Here’s some of my top strategies to making your offense better right now. With all the rush of getting things started and managing a team, sometimes it helps to run through a brief checklist of the basics. If I missed any you can think of comment below to add to the list.

  1. Part to whole. In every team that you work with, you can’t skip steps. This is a huge coaching point Urban Meyer talks a lot about. First you have to develop individual skills, then put the skills together to work on timing and relationship and then finally take all the positions together and work it as a team. If you miss a step you will have a break down. When those breakdowns occur, you have to go back to the missing step and fix it. Sometimes it’s minor, sometimes it’s major. If you push on and don’t go back, expect even more things to break.
  2. Installation sequence of every play: work on what they need by position first, then in a group where they can put it together. Ex. Slant route, to slant route with QB’s to 7 on 7 Double Slants to Full Team Slant routes on Goal Line or wherever. This is the same strategy outlined in #1. I’ve seen too many teams get to team time when they didn’t practice or install the elements of the plays they are running earlier.
  3. Teach plays that can adapt to anything and everything – leave no stone un-turned. The more you have to change plays or teach audibles, the harder your offense gets and therefore the fewer plays you should have. Some offenses are built on this – having lots of checks – but it is built into each play. The easiest plays to call and run are the ones that get run no matter what the defense shows and the players know how to adjust to make them work. My best example of this is the Power Run. DE slants inside, FB seals him in and RB bounces outside. Or the whole Inside/Outside zone scheme.
  4. Get the ball to the athletes. Period.
  5. Where you place athletes in blocking positions matters. I’ve done crazy things and they rarely fail. The more you do crazy things…like have a guy play G for Power, but T for Iso, then backside on Toss, the harder time defenses will have to figure it out. I want defenses guessing anyway because then they aren’t reacting. Sometimes you don’t have to do this stuff because you have enough depth, but why wouldn’t you want to do it a little if your best is really the best?
  6. Use personnel/formation and tempo to gain advantages. Use one or all three at once. Build it into your system so you don’t have to remember to keep changing it – like snap count for plays. Some formations and plays just have much better angles and attack defenses better then others depending on the defense. Find them.
  7. Can they run it in their sleep? Fewer plays. Mastery of plays. Then add complexity.
  8. Play with splits. Again, you make it really difficult on the defense if they can’t count on you lining up exactly the same every time.

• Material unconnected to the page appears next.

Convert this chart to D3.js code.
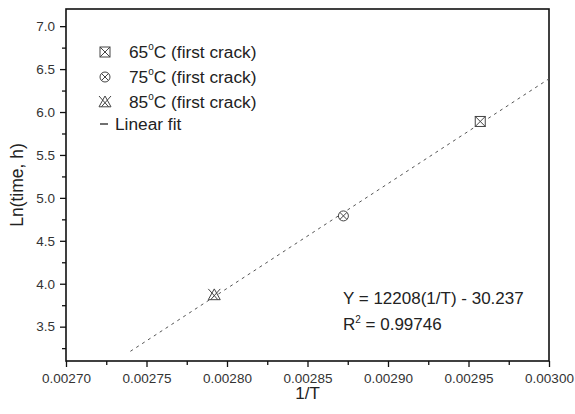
<!DOCTYPE html>
<html>
<head>
<meta charset="utf-8">
<script src="https://cdn.jsdelivr.net/npm/d3@7"></script>
<style>
  body { margin: 0; background: #fff; }
  svg { font-family: "Liberation Sans", Arial, sans-serif; }
</style>
</head>
<body>
<div id="chart"></div>
<script>
// data
var labels = ["65", "75", "85"];
var invT = [0.0029573, 0.0028723, 0.0027921];
var lnTime = [5.89, 4.79, 3.87];
var shapes = ["square", "circle", "triangle"];
var xTicks = [0.00270, 0.00275, 0.00280, 0.00285, 0.00290, 0.00295, 0.00300];
var yTicks = [3.5, 4.0, 4.5, 5.0, 5.5, 6.0, 6.5, 7.0];
var slope = 12208, intercept = -30.237, r2 = "0.99746";
var fitRange = [0.00274, 0.00300];

var W = 575, H = 414;
var pL = 66, pR = 549, pT = 9, pB = 361;

var svg = d3.select("#chart").append("svg")
    .attr("width", W).attr("height", H);

var x = d3.scaleLinear().domain([0.0027, 0.0030]).range([pL, pR]);
var y = d3.scaleLinear().domain([3.1, 7.2]).range([pB, pT]);

// frame
svg.append("rect")
    .attr("x", pL).attr("y", pT)
    .attr("width", pR - pL).attr("height", pB - pT)
    .attr("fill", "none").attr("stroke", "#111").attr("stroke-width", 1.6);

// minor ticks
var xMinor = d3.range(0.002725, 0.0030, 0.00005);
var yMinor = d3.range(3.25, 7.2, 0.5);

var gx = svg.append("g").attr("transform", "translate(0," + pB + ")");
gx.call(d3.axisBottom(x).tickValues(xMinor).tickSize(4).tickFormat(""));
var gx2 = svg.append("g").attr("transform", "translate(0," + pB + ")");
gx2.call(d3.axisBottom(x).tickValues(xTicks).tickSize(6).tickPadding(6).tickFormat(d3.format(".5f")));
svg.selectAll(".domain").remove();
[gx, gx2].forEach(function(g) {
    g.selectAll("line").attr("stroke", "#111").attr("stroke-width", 1.3);
});
gx2.selectAll("text").attr("font-size", 13.5).attr("fill", "#333")
    .attr("font-family", "Liberation Sans, Arial, sans-serif");

var gy = svg.append("g").attr("transform", "translate(" + pL + ",0)");
gy.call(d3.axisLeft(y).tickValues(yMinor).tickSize(4).tickFormat(""));
var gy2 = svg.append("g").attr("transform", "translate(" + pL + ",0)");
gy2.call(d3.axisLeft(y).tickValues(yTicks).tickSize(6).tickPadding(5).tickFormat(d3.format(".1f")));
svg.selectAll(".domain").remove();
[gy, gy2].forEach(function(g) {
    g.selectAll("line").attr("stroke", "#111").attr("stroke-width", 1.3);
});
gy2.selectAll("text").attr("font-size", 13.5).attr("fill", "#333")
    .attr("font-family", "Liberation Sans, Arial, sans-serif");

// axis titles
svg.append("text").attr("x", (pL + pR) / 2).attr("y", 399)
    .attr("text-anchor", "middle").attr("font-size", 17).attr("fill", "#222").text("1/T");
svg.append("text").attr("transform", "translate(23," + ((pT + pB) / 2) + ")rotate(-90)")
    .attr("text-anchor", "middle").attr("font-size", 17.5).attr("fill", "#222").text("Ln(time, h)");

// linear fit
var fitLine = d3.line().x(function(d) { return x(d); })
    .y(function(d) { return y(slope * d + intercept); });
svg.append("path").datum(fitRange)
    .attr("d", fitLine)
    .attr("fill", "none").attr("stroke", "#555").attr("stroke-width", 1)
    .attr("stroke-dasharray", "3,4");

// markers
function marker(g, shape, cx, cy) {
    var s = 5, c = "#444";
    if (shape === "square") {
        g.append("rect").attr("x", cx - s).attr("y", cy - s)
            .attr("width", 2 * s).attr("height", 2 * s)
            .attr("fill", "#fff").attr("stroke", c);
        g.append("path").attr("d", "M" + (cx - s) + "," + (cy - s) + "L" + (cx + s) + "," + (cy + s) +
            "M" + (cx + s) + "," + (cy - s) + "L" + (cx - s) + "," + (cy + s))
            .attr("stroke", c).attr("fill", "none");
    } else if (shape === "circle") {
        g.append("circle").attr("cx", cx).attr("cy", cy).attr("r", s)
            .attr("fill", "#fff").attr("stroke", c);
        var d = s * 0.707;
        g.append("path").attr("d", "M" + (cx - d) + "," + (cy - d) + "L" + (cx + d) + "," + (cy + d) +
            "M" + (cx + d) + "," + (cy - d) + "L" + (cx - d) + "," + (cy + d))
            .attr("stroke", c).attr("fill", "none");
    } else {
        var t = 6;
        g.append("path").attr("d", "M" + cx + "," + (cy - t) + "L" + (cx + t) + "," + (cy + t * 0.8) +
            "L" + (cx - t) + "," + (cy + t * 0.8) + "Z")
            .attr("fill", "#fff").attr("stroke", c);
        g.append("path").attr("d", "M" + (cx - t) + "," + (cy - t) + "L" + (cx + t * 0.6) + "," + (cy + t * 0.8) +
            "M" + (cx + t) + "," + (cy - t) + "L" + (cx - t * 0.6) + "," + (cy + t * 0.8))
            .attr("stroke", c).attr("fill", "none");
    }
}

var pts = svg.append("g").attr("stroke-width", 1);
invT.forEach(function(v, i) {
    marker(pts, shapes[i], x(v), y(lnTime[i]));
});

// legend
var leg = svg.append("g").attr("stroke-width", 1);
var rowY = [52, 77, 102];
labels.forEach(function(l, i) {
    marker(leg, shapes[i], 105, rowY[i]);
    var t = leg.append("text").attr("x", 129).attr("y", rowY[i] + 6)
        .attr("font-size", 17.3).attr("fill", "#222");
    t.append("tspan").text(l);
    t.append("tspan").attr("font-size", 10).attr("dy", -8).text("o");
    t.append("tspan").attr("dy", 8).text("C (first crack)");
});
leg.append("line").attr("x1", 100).attr("x2", 108).attr("y1", 124).attr("y2", 124)
    .attr("stroke", "#222").attr("stroke-width", 1.3);
leg.append("text").attr("x", 115).attr("y", 130).attr("font-size", 17.3)
    .attr("fill", "#222").text("Linear fit");

// equation
svg.append("text").attr("x", 343).attr("y", 304).attr("font-size", 17).attr("fill", "#222")
    .text("Y = " + slope + "(1/T) - " + (-intercept));
var r = svg.append("text").attr("x", 343).attr("y", 330).attr("font-size", 17).attr("fill", "#222");
r.append("tspan").text("R");
r.append("tspan").attr("font-size", 10).attr("dy", -7).text("2");
r.append("tspan").attr("dy", 7).text(" = " + r2);
</script>
</body>
</html>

  9. 5 min rule to keep or trash a play for that practice/week/game. I love this because it keeps you from making huge mistakes trying to perfect something. Usually you will figure out the problem later that day but it’s much harder on the spot. OR you skipped a step in installing it and need to spend time going back.
  10. Coaches stop rambling on…Team time is not the time for life lessons – make a note, move on. Only the head coach stops the flow…not assistants – have them sub in to talk to someone but talking to a player cannot stop everything. Make goals for short segments like 10 plays in 5 minutes or less if you huddle. Key: make practice harder then a game…then the games seem easy! Not by being crazy or angry, just by challenging them.
  11. Team Time Progression…(Never walk through run plays on air) Walk through a play to defenders/or cones (or whatever) standing – coach calls out play and team runs it walking to assignment. Often no ball should be used. Run plays against the base front first, then vary fronts. Run through to bags is second step. Then the tempo picks up with rapid fire plays. Next is thud tempo without the bags – but every body stays up. Finally- Live. Keep live periods short though and scripted because you want them always feeling fast when they go live.
  12. Send them back to individual – if a group can’t execute in team, no point in staying in team…go back a step in the process…
  13. Have Fun! Random note here, but don’t get too focused on the process to have some fun. Keep rotating those guys in. It’s no fun standing around all practice.
  14. Use strategies to get kids going…challenge them with timing plays, remembering sequences, doing competitions, even making up plays on the spot. Whenever you see a lull, try to spice it up.
  15. Film everything…practice film helps you see things – I recommend Go Pro on selfie stick behind the offense. Or the best option I’d love to try…drone!